§ PROBLEM DESCRIPTION
Starting at the first line of the listing below, repeat each line exactly until the line containing "const cx = 450, cy = 357;", which you include. Leave out pictures.

§ RAW DATA
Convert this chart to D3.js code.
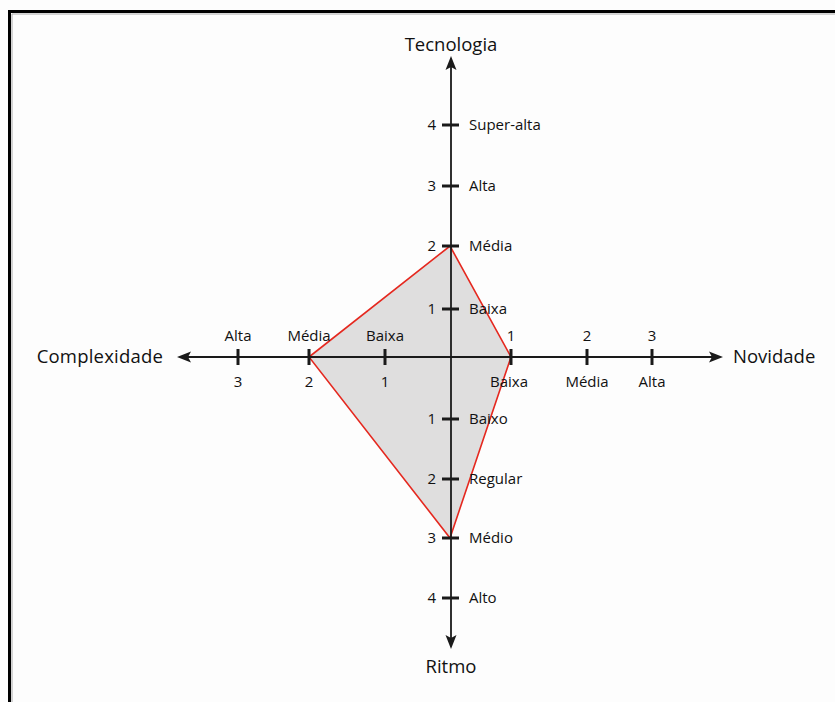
<!DOCTYPE html>
<html>
<head>
<meta charset="utf-8">
<script src="https://cdn.jsdelivr.net/npm/d3@7"></script>
<style>
  html, body { margin: 0; padding: 0; background: #fdfdfd; }
  svg { display: block; }
  text { font-family: "Open Sans", "Noto Sans", sans-serif; fill: #111; }
</style>
</head>
<body>
<svg id="chart" width="835" height="702"></svg>
<script>
// ---- Data ----
const axisNames = ["Tecnologia", "Novidade", "Ritmo", "Complexidade"];
const tecnologiaTicks = [1, 2, 3, 4];
const tecnologiaLabels = ["Baixa", "Média", "Alta", "Super-alta"];
const ritmoTicks = [1, 2, 3, 4];
const ritmoLabels = ["Baixo", "Regular", "Médio", "Alto"];
const novidadeTicks = [1, 2, 3];
const novidadeLabels = ["Baixa", "Média", "Alta"];
const complexidadeTicks = [1, 2, 3];
const complexidadeLabels = ["Baixa", "Média", "Alta"];
// project profile values on each axis
const profileValues = [2, 1, 3, 2]; // Tecnologia, Novidade, Ritmo, Complexidade

// ---- Layout ----
const svg = d3.select("#chart");
const cx = 450, cy = 357;

// per-axis scales (piecewise, as drawn in the original)
const yTec = d3.scaleLinear().domain([0, 1, 2, 3, 4]).range([cy, 309, 246, 186, 125]);
const yRit = d3.scaleLinear().domain([0, 1, 2, 3, 4]).range([cy, 419, 479, 538, 598]);
const xNov = d3.scaleLinear().domain([0, 1, 2, 3]).range([cx, 511, 587, 652]);
const xCom = d3.scaleLinear().domain([0, 1, 2, 3]).range([cx, 385, 309, 238]);

// frame
svg.append("rect").attr("x", 0).attr("y", 0).attr("width", 835).attr("height", 702).attr("fill", "#fdfdfd");
svg.append("path")
  .attr("d", "M9.5,702 L9.5,11.5 L835,11.5")
  .attr("fill", "none").attr("stroke", "#000").attr("stroke-width", 3);
svg.append("path")
  .attr("d", "M12,702 L12,14 L835,14")
  .attr("fill", "none").attr("stroke", "#aaa").attr("stroke-width", 1);

// profile polygon
const pts = [
  [cx, yTec(profileValues[0])],
  [xNov(profileValues[1]), cy],
  [cx, yRit(profileValues[2])],
  [xCom(profileValues[3]), cy]
];
svg.append("path")
  .attr("d", d3.line()(pts) + "Z")
  .attr("fill", "#dfdede")
  .attr("stroke", "#e5281f")
  .attr("stroke-width", 1.6)
  .attr("stroke-linejoin", "miter");

// axes lines
const axisColor = "#1a1a1a";
svg.append("line").attr("x1", 186).attr("x2", 714).attr("y1", cy).attr("y2", cy)
  .attr("stroke", axisColor).attr("stroke-width", 1.8);
svg.append("line").attr("x1", cx + 1).attr("x2", cx + 1).attr("y1", 65).attr("y2", 640)
  .attr("stroke", axisColor).attr("stroke-width", 1.8);

// arrowheads
function arrow(x, y, angle) {
  svg.append("path")
    .attr("d", "M0,0 L-14,-5.5 L-11,0 L-14,5.5 Z")
    .attr("transform", `translate(${x},${y}) rotate(${angle})`)
    .attr("fill", axisColor);
}
arrow(723, cy, 0);
arrow(177, cy, 180);
arrow(cx + 1, 56, -90);
arrow(cx + 1, 649, 90);

// ticks on horizontal axis
function hTicks(ticks, scale) {
  svg.selectAll(null).data(ticks).enter().append("line")
    .attr("x1", d => scale(d)).attr("x2", d => scale(d))
    .attr("y1", cy - 8).attr("y2", cy + 8)
    .attr("stroke", axisColor).attr("stroke-width", 3);
}
hTicks(novidadeTicks, xNov);
hTicks(complexidadeTicks, xCom);

function vTicks(ticks, scale) {
  svg.selectAll(null).data(ticks).enter().append("line")
    .attr("x1", cx - 8).attr("x2", cx + 9)
    .attr("y1", d => scale(d)).attr("y2", d => scale(d))
    .attr("stroke", axisColor).attr("stroke-width", 3);
}
vTicks(tecnologiaTicks, yTec);
vTicks(ritmoTicks, yRit);

// tick labels, horizontal axis
const fs = 15;
const fw = 500;
// Novidade: numbers above, names below
svg.selectAll(null).data(novidadeTicks).enter().append("text")
  .attr("x", d => xNov(d)).attr("y", 341).attr("text-anchor", "middle")
  .attr("font-size", fs).attr("font-weight", fw).text(d => d);
svg.selectAll(null).data(novidadeTicks).enter().append("text")
  .attr("x", (d, i) => xNov(d) - (i === 0 ? 2 : 0)).attr("y", 387).attr("text-anchor", "middle")
  .attr("font-size", fs).attr("font-weight", fw).text((d, i) => novidadeLabels[i]);
// Complexidade: names above, numbers below
svg.selectAll(null).data(complexidadeTicks).enter().append("text")
  .attr("x", d => xCom(d)).attr("y", 341).attr("text-anchor", "middle")
  .attr("font-size", fs).attr("font-weight", fw).text((d, i) => complexidadeLabels[i]);
svg.selectAll(null).data(complexidadeTicks).enter().append("text")
  .attr("x", d => xCom(d)).attr("y", 387).attr("text-anchor", "middle")
  .attr("font-size", fs).attr("font-weight", fw).text(d => d);

// tick labels, vertical axis
function vLabels(ticks, labels, scale) {
  svg.selectAll(null).data(ticks).enter().append("text")
    .attr("x", 436).attr("y", d => scale(d) + 5).attr("text-anchor", "end")
    .attr("font-size", fs).attr("font-weight", fw).text(d => d);
  svg.selectAll(null).data(ticks).enter().append("text")
    .attr("x", 469).attr("y", d => scale(d) + 5).attr("text-anchor", "start")
    .attr("font-size", fs).attr("font-weight", fw).text((d, i) => labels[i]);
}
vLabels(tecnologiaTicks, tecnologiaLabels, yTec);
vLabels(ritmoTicks, ritmoLabels, yRit);

// axis names
const nfs = 18.5;
svg.append("text").attr("x", 451).attr("y", 51).attr("text-anchor", "middle")
  .attr("font-size", nfs).attr("font-weight", fw).text(axisNames[0]);
svg.append("text").attr("x", 733).attr("y", 363).attr("text-anchor", "start")
  .attr("font-size", nfs).attr("font-weight", fw).text(axisNames[1]);
svg.append("text").attr("x", 451).attr("y", 673).attr("text-anchor", "middle")
  .attr("font-size", nfs).attr("font-weight", fw).text(axisNames[2]);
svg.append("text").attr("x", 163).attr("y", 363).attr("text-anchor", "end")
  .attr("font-size", nfs).attr("font-weight", fw).attr("letter-spacing", 0.2).text(axisNames[3]);
</script>
</body>
</html>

§ RESULT FOR THIS TASK
Convert this chart to D3.js code.
<!DOCTYPE html>
<html>
<head>
<meta charset="utf-8">
<script src="https://cdn.jsdelivr.net/npm/d3@7"></script>
<style>
  html, body { margin: 0; padding: 0; background: #fdfdfd; }
  svg { display: block; }
  text { font-family: "Open Sans", "Noto Sans", sans-serif; fill: #111; }
</style>
</head>
<body>
<svg id="chart" width="835" height="702"></svg>
<script>
// ---- Data ----
const axisNames = ["Tecnologia", "Novidade", "Ritmo", "Complexidade"];
const tecnologiaTicks = [1, 2, 3, 4];
const tecnologiaLabels = ["Baixa", "Média", "Alta", "Super-alta"];
const ritmoTicks = [1, 2, 3, 4];
const ritmoLabels = ["Baixo", "Regular", "Médio", "Alto"];
const novidadeTicks = [1, 2, 3];
const novidadeLabels = ["Baixa", "Média", "Alta"];
const complexidadeTicks = [1, 2, 3];
const complexidadeLabels = ["Baixa", "Média", "Alta"];
// project profile values on each axis
const profileValues = [2, 1, 3, 2]; // Tecnologia, Novidade, Ritmo, Complexidade

// ---- Layout ----
const svg = d3.select("#chart");
const cx = 450, cy = 357;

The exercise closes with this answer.